Mining corp donates to itself

Comstock Mining Inc., under fire for its activities in the tourist areas around Silver City and Gold Hill, has adopted a public relations technique used by numerous other mining corporations in the state—making charitable donations to the area affected by its mining. CMI, however, has found a novel way of doing it.

On July 10, a non-profit corporation called the Comstock Foundation for History and Culture was incorporated at the Nevada secretary of state's office.

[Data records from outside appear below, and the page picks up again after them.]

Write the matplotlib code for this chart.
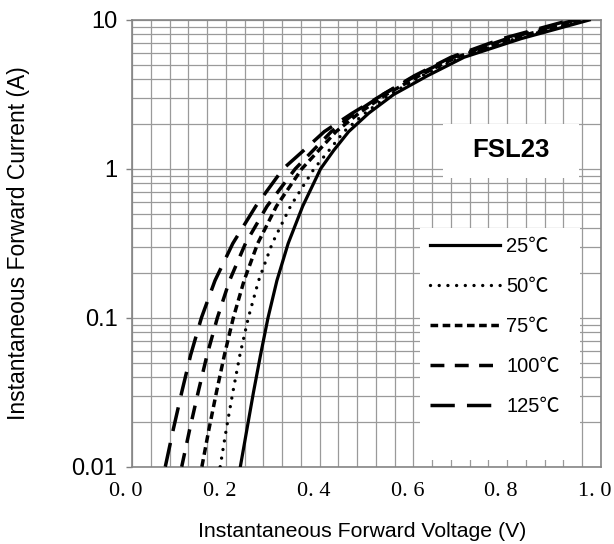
import numpy as np
import matplotlib
matplotlib.use('Agg')
import matplotlib.pyplot as plt
from matplotlib.ticker import FixedLocator, MultipleLocator, LogLocator, NullFormatter, NullFormatter as NF
from matplotlib.patches import Rectangle
from matplotlib.transforms import ScaledTranslation

plt.rcParams['font.family'] = ['Liberation Sans', 'Noto Sans CJK SC', 'DejaVu Sans']

# lecturas de la grafica: corriente (A) y tension (V) de cada curva
i_lo = [0.01, 0.0178, 0.0316, 0.0562, 0.1, 0.178, 0.316, 0.562, 1.0]
i_hi = [1.33, 1.78, 2.37, 3.16, 4.22, 5.62, 7.5, 10.0]

v_25 = [0.231, 0.245, 0.259, 0.274, 0.290, 0.309, 0.333, 0.364, 0.402,
        0.430, 0.462, 0.505, 0.558, 0.630, 0.708, 0.830, 0.975]
v_50 = [0.188, 0.201, 0.215, 0.230, 0.248, 0.270, 0.299, 0.338, 0.388,
        0.420, 0.452, 0.497, 0.550, 0.618, 0.700, 0.818, 0.965]
v_75 = [0.149, 0.164, 0.180, 0.197, 0.216, 0.239, 0.268, 0.308, 0.362,
        0.398, 0.435, 0.484, 0.542, 0.612, 0.692, 0.810, 0.955]
v_100 = [0.106, 0.123, 0.141, 0.160, 0.182, 0.208, 0.242, 0.288, 0.348,
         0.386, 0.425, 0.475, 0.535, 0.605, 0.685, 0.800, 0.945]
v_125 = [0.071, 0.088, 0.106, 0.125, 0.148, 0.177, 0.215, 0.264, 0.322,
         0.366, 0.410, 0.470, 0.535, 0.602, 0.680, 0.790, 0.935]
corriente = i_lo + i_hi

etiquetas = ['25℃', '50℃', '75℃', '100℃', '125℃']
x_ticks = [0.0, 0.2, 0.4, 0.6, 0.8, 1.0]
x_labels = ['0. 0', '0. 2', '0. 4', '0. 6', '0. 8', '1. 0']
y_ticks = [0.01, 0.1, 1, 10]
y_labels = ['0.01', '0.1', '1', '10']

fig = plt.figure(figsize=(6.14, 5.44), dpi=100)
ax = fig.add_axes([132 / 614, 1 - 466.7 / 544, 469 / 614, 446.7 / 544])

estilos = [
    dict(linestyle='-', lw=2.3),
    dict(linestyle=(0, (0.01, 2.6)), lw=2.4, dash_capstyle='round'),
    dict(linestyle=(0, (2.2, 1.3)), lw=2.5),
    dict(linestyle=(0, (4, 3)), lw=2.5),
    dict(linestyle=(0, (7, 3.5)), lw=2.5),
]
series = [v_25, v_50, v_75, v_100, v_125]
for v, est, lab in zip(series, estilos, etiquetas):
    ax.plot(v, corriente, color='black', label=lab, zorder=3, **est)

ax.set_yscale('log')
ax.set_xlim(0, 1.0)
ax.set_ylim(0.01, 10)

ax.xaxis.set_major_locator(FixedLocator(x_ticks))
ax.xaxis.set_major_formatter(NF())
ax.xaxis.set_minor_locator(MultipleLocator(0.04))
# etiquetas del eje x un poco desplazadas a la izquierda, como en el original
desplaza = ScaledTranslation(-6 / 100, -24.5 / 100, fig.dpi_scale_trans)
for xv, lab in zip(x_ticks, x_labels):
    ax.text(xv, 0, lab, transform=ax.get_xaxis_transform() + desplaza,
            ha='center', va='center', fontsize=16,
            family=['Liberation Serif', 'DejaVu Serif'])

ax.yaxis.set_major_locator(FixedLocator(y_ticks))
ax.set_yticklabels(y_labels, fontsize=17)
ax.yaxis.set_minor_locator(LogLocator(base=10, subs=np.arange(2, 10)))
ax.yaxis.set_minor_formatter(NullFormatter())

ax.tick_params(axis='x', which='both', length=0)
ax.tick_params(axis='y', which='major', length=4.5, width=1, color='#808080', pad=6)
ax.tick_params(axis='y', which='minor', length=0)

ax.set_axisbelow(True)
ax.grid(True, which='both', color='#9a9a9a', lw=0.9)
for s in ax.spines.values():
    s.set_color('#858585')
    s.set_linewidth(1.2)

ax.set_xlabel('Instantaneous Forward Voltage (V)', fontsize=15.3, va='center')
ax.xaxis.set_label_coords(0.49, -0.144)
ax.set_ylabel('Instantaneous Forward Current (A)', fontsize=16.5, va='center')
ax.yaxis.set_label_coords(-0.243, 0.5)

# cajas blancas del rotulo y de la leyenda
ax.add_patch(Rectangle((0.663, 0.646), 0.29, 0.121, transform=ax.transAxes,
                       facecolor='white', edgecolor='none', zorder=1))
ax.text(0.809, 0.709, 'FSL23', transform=ax.transAxes, fontsize=18.5,
        fontweight='bold', ha='center', va='center', zorder=4)
ax.add_patch(Rectangle((0.614, 0.015), 0.341, 0.519, transform=ax.transAxes,
                       facecolor='white', edgecolor='none', zorder=1))

ax.legend(loc='upper left', bbox_to_anchor=(0.635, 0.515), frameon=False,
          fontsize=14.5, handlelength=3.5, handletextpad=0.3, labelspacing=1.05,
          borderpad=0, borderaxespad=0)

plt.savefig('out.png', dpi=100)
plt.close()
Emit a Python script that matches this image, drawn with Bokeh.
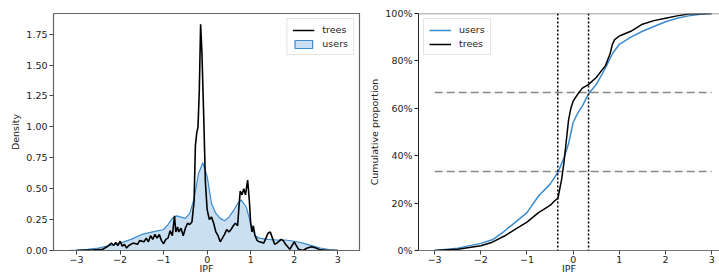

Twenty days later, Comstock Mining Inc. announced it would donate a percentage of its proceeds from its Lucerne Mine: “Comstock Mining is providing resources that we consider an essential, foundational commitment, but we see many, many other constituents interested in supporting this regionally and culturally important treasure,” said the corporation's CEO and president, Corrado De Gasperis

The foundation's board chair is—Corrado De Gasperis. He is also the resident agent for the foundation.

Silver City resident Joe McCarthy responded, noting that the foundation has named Ron James as its director.

“Sadly, a former state preservation official, who doesn't even live in the Comstock, is being paid by CMI to recreate the same old tired ‘historic preservation' model to ‘revitalize' the lower Comstock,” McCarthy said. “More false promises. We end up with a self-congratulatory fix-up of an historic building here or there, maybe the propping up a head frame or, they raise enough money to put up a viewing platform with some hokey historical markers. All the while, this former preservation specialist and CMI want us to ignore the environmental destruction of a cultural landscape that was once an aesthetically beautiful, natural combination of precious landforms, habitats for wildlife and backdrops of real history, not the Disneyland-type images that emanate from their imaginations.”

On July 2 the Storey County Commission approved an expansion of CMI's ore processing.